While traditional data operations have long supported enterprise IT, they are beginning to show limitations in keeping up with today’s fast-evolving and diverse data demands. These legacy systems, built on rigid, manually governed processes, struggle with the dynamic nature of modern data. Static ETL (Extract, Transfer, Load) workflows, which operate on fixed rules, quickly become bottlenecks when confronted with schema drift, unpredictable workload variations, and rapidly changing business needs. The manual intervention required to debug errors, resolve schema mismatches, and cleanse data only exacerbates these inefficiencies, leading to delays and increased operational costs. As a result, organizations relying on traditional DataOps are typically confronting the following five common challenges:

  1. Inflexible Data Pipelines: Traditional ETL workflows, anchored in predefined transformation rules, lack the flexibility to adapt to evolving data formats or unexpected changes in source data. This rigidity hampers the ability to accommodate schema drift, thereby delaying the extraction of valuable insights from new data.
  2. Slow Error Resolution: In conventional data operations, resolving pipeline failures or data quality issues is typically a reactive process. Manual debugging, schema correction, and data cleansing consume valuable time and disrupt the continuous flow of information, negatively impacting business-critical operations.
  3. Inefficient Resource Utilization: With fixed scheduling and the absence of intelligent workload balancing, traditional data processing systems often misallocate resources—either over-provisioning during low-demand periods or under-provisioning during peaks. This inefficiency results in increased operational costs and reduced system performance.
  4. Security and Compliance Gaps: As data breaches become more frequent and regulatory requirements more stringent, static governance policies are increasingly inadequate. Without real-time adaptation to emerging threats and compliance mandates, organizations risk unauthorized access to sensitive data and potential regulatory penalties.
  5. Lack of Automated Insights: Conventional business intelligence tools rely on predefined queries and static dashboards, which limit real-time data exploration.

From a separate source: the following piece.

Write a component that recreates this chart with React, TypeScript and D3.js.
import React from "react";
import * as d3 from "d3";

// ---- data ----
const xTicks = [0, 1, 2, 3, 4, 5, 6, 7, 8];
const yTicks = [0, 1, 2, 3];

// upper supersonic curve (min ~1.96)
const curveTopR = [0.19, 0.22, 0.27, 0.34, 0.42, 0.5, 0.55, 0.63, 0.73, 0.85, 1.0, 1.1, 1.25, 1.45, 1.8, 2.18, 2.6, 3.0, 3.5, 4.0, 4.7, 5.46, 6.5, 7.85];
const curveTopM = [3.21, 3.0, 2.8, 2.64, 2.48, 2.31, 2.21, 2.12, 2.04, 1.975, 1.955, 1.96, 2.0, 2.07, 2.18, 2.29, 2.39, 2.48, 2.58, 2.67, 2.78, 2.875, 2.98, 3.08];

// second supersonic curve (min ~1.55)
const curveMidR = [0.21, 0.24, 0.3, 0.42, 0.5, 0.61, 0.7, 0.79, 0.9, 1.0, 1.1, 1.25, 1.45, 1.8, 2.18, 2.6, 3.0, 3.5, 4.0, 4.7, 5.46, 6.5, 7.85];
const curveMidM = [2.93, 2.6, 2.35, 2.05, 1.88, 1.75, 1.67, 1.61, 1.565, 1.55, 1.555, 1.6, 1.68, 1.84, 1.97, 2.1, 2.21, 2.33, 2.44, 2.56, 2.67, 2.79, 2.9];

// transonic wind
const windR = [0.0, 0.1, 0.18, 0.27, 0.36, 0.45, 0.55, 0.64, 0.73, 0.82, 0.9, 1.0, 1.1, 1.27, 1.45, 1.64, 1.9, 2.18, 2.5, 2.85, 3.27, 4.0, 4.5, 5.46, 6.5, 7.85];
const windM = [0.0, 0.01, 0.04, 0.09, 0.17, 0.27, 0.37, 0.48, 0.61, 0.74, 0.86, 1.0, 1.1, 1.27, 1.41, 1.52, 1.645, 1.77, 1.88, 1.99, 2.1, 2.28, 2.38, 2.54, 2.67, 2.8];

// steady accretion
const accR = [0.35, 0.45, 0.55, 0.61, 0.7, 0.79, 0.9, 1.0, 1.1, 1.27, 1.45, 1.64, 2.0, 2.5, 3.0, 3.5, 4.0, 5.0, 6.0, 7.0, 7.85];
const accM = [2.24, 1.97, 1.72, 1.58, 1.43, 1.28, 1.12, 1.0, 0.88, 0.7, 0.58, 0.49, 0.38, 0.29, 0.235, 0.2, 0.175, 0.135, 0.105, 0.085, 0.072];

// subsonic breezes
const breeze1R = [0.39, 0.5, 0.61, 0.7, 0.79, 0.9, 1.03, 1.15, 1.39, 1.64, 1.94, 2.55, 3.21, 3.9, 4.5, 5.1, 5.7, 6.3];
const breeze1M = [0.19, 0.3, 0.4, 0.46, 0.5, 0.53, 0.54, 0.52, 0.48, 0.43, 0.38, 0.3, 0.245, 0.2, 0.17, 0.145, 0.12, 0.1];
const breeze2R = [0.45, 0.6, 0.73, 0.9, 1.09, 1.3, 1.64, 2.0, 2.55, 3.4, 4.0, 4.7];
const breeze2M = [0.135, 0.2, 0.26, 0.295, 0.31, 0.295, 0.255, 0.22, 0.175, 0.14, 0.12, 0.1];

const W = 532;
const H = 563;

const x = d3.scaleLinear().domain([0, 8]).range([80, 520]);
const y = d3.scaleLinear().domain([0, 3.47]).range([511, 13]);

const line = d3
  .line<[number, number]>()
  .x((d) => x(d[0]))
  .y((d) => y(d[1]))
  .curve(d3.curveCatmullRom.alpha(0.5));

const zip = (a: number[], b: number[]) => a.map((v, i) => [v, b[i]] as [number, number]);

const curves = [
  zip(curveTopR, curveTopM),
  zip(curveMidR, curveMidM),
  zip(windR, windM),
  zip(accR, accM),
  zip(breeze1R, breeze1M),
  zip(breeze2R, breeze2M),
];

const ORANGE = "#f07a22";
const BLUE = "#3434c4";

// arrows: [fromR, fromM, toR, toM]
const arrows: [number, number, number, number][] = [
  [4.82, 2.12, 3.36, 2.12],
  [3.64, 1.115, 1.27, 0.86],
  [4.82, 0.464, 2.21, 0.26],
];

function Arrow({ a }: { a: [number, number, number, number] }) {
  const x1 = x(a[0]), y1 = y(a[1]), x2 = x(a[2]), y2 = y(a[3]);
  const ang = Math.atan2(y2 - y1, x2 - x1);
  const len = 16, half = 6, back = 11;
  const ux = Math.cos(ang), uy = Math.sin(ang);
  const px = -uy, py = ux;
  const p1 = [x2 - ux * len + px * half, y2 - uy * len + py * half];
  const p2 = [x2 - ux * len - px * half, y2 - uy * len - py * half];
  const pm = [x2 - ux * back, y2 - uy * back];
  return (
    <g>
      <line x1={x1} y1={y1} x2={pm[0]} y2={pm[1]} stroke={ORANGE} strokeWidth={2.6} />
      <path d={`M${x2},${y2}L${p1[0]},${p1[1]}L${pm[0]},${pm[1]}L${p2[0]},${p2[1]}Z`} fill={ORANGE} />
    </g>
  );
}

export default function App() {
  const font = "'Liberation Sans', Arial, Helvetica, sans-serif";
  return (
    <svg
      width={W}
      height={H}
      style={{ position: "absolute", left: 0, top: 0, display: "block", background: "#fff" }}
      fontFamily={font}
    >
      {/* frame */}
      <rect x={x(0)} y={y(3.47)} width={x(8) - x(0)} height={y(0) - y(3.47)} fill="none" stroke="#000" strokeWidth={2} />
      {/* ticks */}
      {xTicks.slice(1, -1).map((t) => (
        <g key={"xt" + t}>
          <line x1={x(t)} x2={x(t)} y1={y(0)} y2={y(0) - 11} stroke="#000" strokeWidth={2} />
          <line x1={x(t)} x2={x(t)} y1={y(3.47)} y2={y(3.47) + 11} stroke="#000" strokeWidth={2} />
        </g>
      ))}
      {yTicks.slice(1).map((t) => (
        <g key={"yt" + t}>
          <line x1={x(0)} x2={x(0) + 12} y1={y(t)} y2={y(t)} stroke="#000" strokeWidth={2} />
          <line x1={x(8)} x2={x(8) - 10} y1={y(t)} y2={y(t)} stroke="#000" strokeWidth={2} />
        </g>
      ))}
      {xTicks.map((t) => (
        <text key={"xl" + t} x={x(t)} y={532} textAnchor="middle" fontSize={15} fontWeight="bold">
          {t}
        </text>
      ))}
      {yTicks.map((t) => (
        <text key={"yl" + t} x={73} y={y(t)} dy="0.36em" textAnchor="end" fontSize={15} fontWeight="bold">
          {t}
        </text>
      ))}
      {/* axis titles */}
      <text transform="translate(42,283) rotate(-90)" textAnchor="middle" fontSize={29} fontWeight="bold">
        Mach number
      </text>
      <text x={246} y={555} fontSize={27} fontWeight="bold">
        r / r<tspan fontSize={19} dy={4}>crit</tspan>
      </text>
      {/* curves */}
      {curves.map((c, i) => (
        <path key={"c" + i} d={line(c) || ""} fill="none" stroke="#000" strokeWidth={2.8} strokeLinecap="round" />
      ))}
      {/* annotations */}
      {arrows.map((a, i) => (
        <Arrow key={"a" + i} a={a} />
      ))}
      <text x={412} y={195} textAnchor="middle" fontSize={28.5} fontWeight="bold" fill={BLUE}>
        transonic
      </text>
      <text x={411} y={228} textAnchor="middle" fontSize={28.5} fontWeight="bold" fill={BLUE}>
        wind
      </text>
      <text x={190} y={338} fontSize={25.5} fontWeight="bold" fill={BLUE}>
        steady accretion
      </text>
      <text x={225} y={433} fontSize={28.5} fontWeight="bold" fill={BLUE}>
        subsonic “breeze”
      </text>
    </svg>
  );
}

This static approach hinders timely decision-making, as emerging trends and anomalies may go unnoticed until significant delays occur.

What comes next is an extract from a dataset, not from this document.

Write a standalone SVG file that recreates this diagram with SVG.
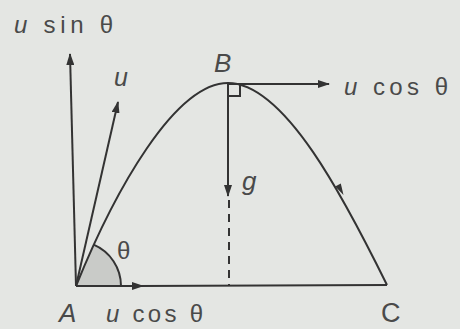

In response to these mounting challenges, organizations are increasingly turning to artificial intelligence to revolutionize data operations.AI-driven DataOps promises to embed self-optimizing, self-healing, and adaptive intelligence across the entire data lifecycle. By automating routine tasks, dynamically balancing workloads, and proactively detecting anomalies, AI-driven systems not only enhance operational efficiency but also ensure robust security and compliance in an ever-evolving digital environment.

AI-driven DataOps Architecture: a Future Perspective

The future AI-driven DataOps architecture will be built on five essential layers, forming the core foundation of modern data ecosystems. These layers are not arbitrary components; they are interdependent building blocks addressing key functional, operational, and security challenges in enterprise data management.

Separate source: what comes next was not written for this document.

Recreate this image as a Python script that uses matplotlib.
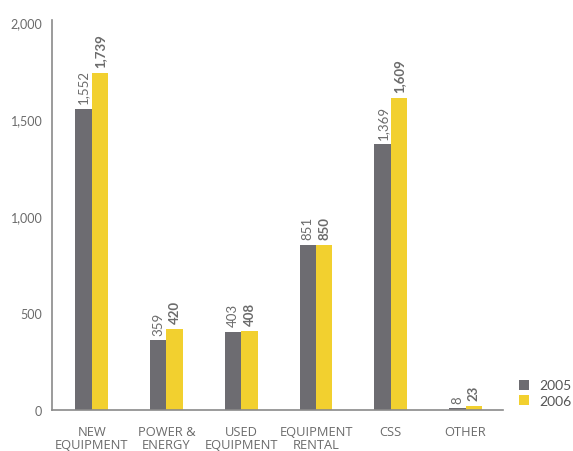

At its core, this architectural perspective envisions a paradigm shift from siloed, static data operations to a cohesive, intelligent ecosystem where every component collaborates seamlessly. By leveraging machine learning (ML) and advanced analytics, the architecture continuously monitors and optimizes the data lifecycle—from ingestion through transformation to consumption. This dynamic approach not only adapts to evolving data volumes and formats, but also anticipates potential issues before they become critical.

The design emphasizes scalability, real-time adaptability, and continuous learning, transforming data pipelines from rigid, manually managed constructs into dynamic, self-regulating systems. By integrating AI-driven automation at every stage, organizations can expect enhanced performance, reduced operational costs, and improved security postures. Moreover, this modular framework is designed to support hybrid and multi-cloud environments, ensuring that data governance and compliance are maintained, regardless of where data is stored or processed.

In summary, this architectural perspective lays the groundwork for a self-optimizing data ecosystem in which AI acts as both a catalyst and a custodian—enabling automation of existing processes, as well as the continuous evolution of data strategies in alignment with emerging business needs and technological advancements. The redefined layers of this next-generation Data Ecosystem include the following.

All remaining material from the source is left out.